## Source material
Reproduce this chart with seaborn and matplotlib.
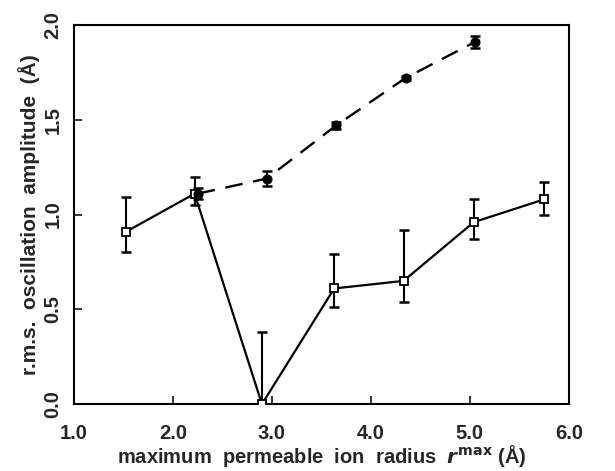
import matplotlib
matplotlib.use("Agg")
import matplotlib.pyplot as plt
import seaborn as sns
import numpy as np
import pandas as pd

# Solid line, open squares
sq_x = [1.53, 2.22, 2.90, 3.63, 4.33, 5.04, 5.75]
sq_y = [0.91, 1.11, 0.00, 0.61, 0.65, 0.96, 1.08]
sq_lo = [0.80, 1.05, 0.00, 0.51, 0.54, 0.87, 1.00]
sq_hi = [1.09, 1.20, 0.38, 0.79, 0.92, 1.08, 1.17]

# Dashed line, filled circles
ci_x = [2.25, 2.95, 3.65, 4.35, 5.05]
ci_y = [1.11, 1.19, 1.47, 1.72, 1.91]
ci_lo = [1.08, 1.15, 1.45, 1.71, 1.88]
ci_hi = [1.14, 1.23, 1.49, 1.73, 1.94]

xticks = [1.0, 2.0, 3.0, 4.0, 5.0, 6.0]
yticks = [0.0, 0.5, 1.0, 1.5, 2.0]

sns.set_style("white")
plt.rcParams['font.family'] = ['Liberation Sans', 'DejaVu Sans']
plt.rcParams['font.weight'] = 'bold'

fig = plt.figure(figsize=(6.15, 4.71), dpi=100)
ax = fig.add_axes([0.120, 0.142, 0.805, 0.805])

df_sq = pd.DataFrame({"x": sq_x, "y": sq_y})
df_ci = pd.DataFrame({"x": ci_x, "y": ci_y})

ax.errorbar(sq_x, sq_y,
            yerr=[np.array(sq_y) - np.array(sq_lo), np.array(sq_hi) - np.array(sq_y)],
            fmt='none', ecolor='black', elinewidth=1.5, capsize=3.5, capthick=1.8, zorder=2)
ax.errorbar(ci_x, ci_y,
            yerr=[np.array(ci_y) - np.array(ci_lo), np.array(ci_hi) - np.array(ci_y)],
            fmt='none', ecolor='black', elinewidth=1.5, capsize=3.5, capthick=1.8, zorder=2)

sns.lineplot(data=df_sq, x="x", y="y", ax=ax, color='black', linewidth=1.6,
             marker='s', markersize=5.5, markerfacecolor='white',
             markeredgecolor='black', markeredgewidth=1.3, zorder=3)
sns.lineplot(data=df_ci, x="x", y="y", ax=ax, color='black', linewidth=1.7,
             linestyle=(0, (7.5, 4.5)), marker='o', markersize=6.5,
             markerfacecolor='black', markeredgecolor='black', zorder=3)

ax.set_xlim(1.0, 6.0)
ax.set_ylim(0.0, 2.0)
ax.set_xticks(xticks)
ax.set_xticklabels([f"{v:.1f}" for v in xticks], fontsize=14.5, fontweight='bold')
ax.set_yticks(yticks)
ax.set_yticklabels([f"{v:.1f}" for v in yticks], fontsize=14.5, fontweight='bold',
                   rotation=90, va='center')
ax.tick_params(axis='x', direction='in', length=6, width=1.3, pad=14)
ax.tick_params(axis='y', direction='in', length=6, width=1.3, pad=8)
ax.tick_params(top=False, right=False, bottom=True, left=True)

for s in ax.spines.values():
    s.set_linewidth(1.5)
    s.set_color('black')

ax.set_xlabel(r"maximum  permeable  ion  radius  $r^{\mathbf{max}}$ (Å)",
              fontsize=14.5, fontweight='bold', labelpad=0)
ax.set_ylabel("r.m.s.  oscillation  amplitude  (Å)", fontsize=15,
              fontweight='bold', labelpad=3)

fig.savefig("out.png", dpi=100)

## What is asked
Every line of the data above should be quoted exactly. Omit the pictures.

## Answer to this problem
Reproduce this chart with seaborn and matplotlib.
import matplotlib
matplotlib.use("Agg")
import matplotlib.pyplot as plt
import seaborn as sns
import numpy as np
import pandas as pd

# Solid line, open squares
sq_x = [1.53, 2.22, 2.90, 3.63, 4.33, 5.04, 5.75]
sq_y = [0.91, 1.11, 0.00, 0.61, 0.65, 0.96, 1.08]
sq_lo = [0.80, 1.05, 0.00, 0.51, 0.54, 0.87, 1.00]
sq_hi = [1.09, 1.20, 0.38, 0.79, 0.92, 1.08, 1.17]

# Dashed line, filled circles
ci_x = [2.25, 2.95, 3.65, 4.35, 5.05]
ci_y = [1.11, 1.19, 1.47, 1.72, 1.91]
ci_lo = [1.08, 1.15, 1.45, 1.71, 1.88]
ci_hi = [1.14, 1.23, 1.49, 1.73, 1.94]

xticks = [1.0, 2.0, 3.0, 4.0, 5.0, 6.0]
yticks = [0.0, 0.5, 1.0, 1.5, 2.0]

sns.set_style("white")
plt.rcParams['font.family'] = ['Liberation Sans', 'DejaVu Sans']
plt.rcParams['font.weight'] = 'bold'

fig = plt.figure(figsize=(6.15, 4.71), dpi=100)
ax = fig.add_axes([0.120, 0.142, 0.805, 0.805])

df_sq = pd.DataFrame({"x": sq_x, "y": sq_y})
df_ci = pd.DataFrame({"x": ci_x, "y": ci_y})

ax.errorbar(sq_x, sq_y,
            yerr=[np.array(sq_y) - np.array(sq_lo), np.array(sq_hi) - np.array(sq_y)],
            fmt='none', ecolor='black', elinewidth=1.5, capsize=3.5, capthick=1.8, zorder=2)
ax.errorbar(ci_x, ci_y,
            yerr=[np.array(ci_y) - np.array(ci_lo), np.array(ci_hi) - np.array(ci_y)],
            fmt='none', ecolor='black', elinewidth=1.5, capsize=3.5, capthick=1.8, zorder=2)

sns.lineplot(data=df_sq, x="x", y="y", ax=ax, color='black', linewidth=1.6,
             marker='s', markersize=5.5, markerfacecolor='white',
             markeredgecolor='black', markeredgewidth=1.3, zorder=3)
sns.lineplot(data=df_ci, x="x", y="y", ax=ax, color='black', linewidth=1.7,
             linestyle=(0, (7.5, 4.5)), marker='o', markersize=6.5,
             markerfacecolor='black', markeredgecolor='black', zorder=3)

ax.set_xlim(1.0, 6.0)
ax.set_ylim(0.0, 2.0)
ax.set_xticks(xticks)
ax.set_xticklabels([f"{v:.1f}" for v in xticks], fontsize=14.5, fontweight='bold')
ax.set_yticks(yticks)
ax.set_yticklabels([f"{v:.1f}" for v in yticks], fontsize=14.5, fontweight='bold',
                   rotation=90, va='center')
ax.tick_params(axis='x', direction='in', length=6, width=1.3, pad=14)
ax.tick_params(axis='y', direction='in', length=6, width=1.3, pad=8)
ax.tick_params(top=False, right=False, bottom=True, left=True)

for s in ax.spines.values():
    s.set_linewidth(1.5)
    s.set_color('black')

ax.set_xlabel(r"maximum  permeable  ion  radius  $r^{\mathbf{max}}$ (Å)",
              fontsize=14.5, fontweight='bold', labelpad=0)
ax.set_ylabel("r.m.s.  oscillation  amplitude  (Å)", fontsize=15,
              fontweight='bold', labelpad=3)

fig.savefig("out.png", dpi=100)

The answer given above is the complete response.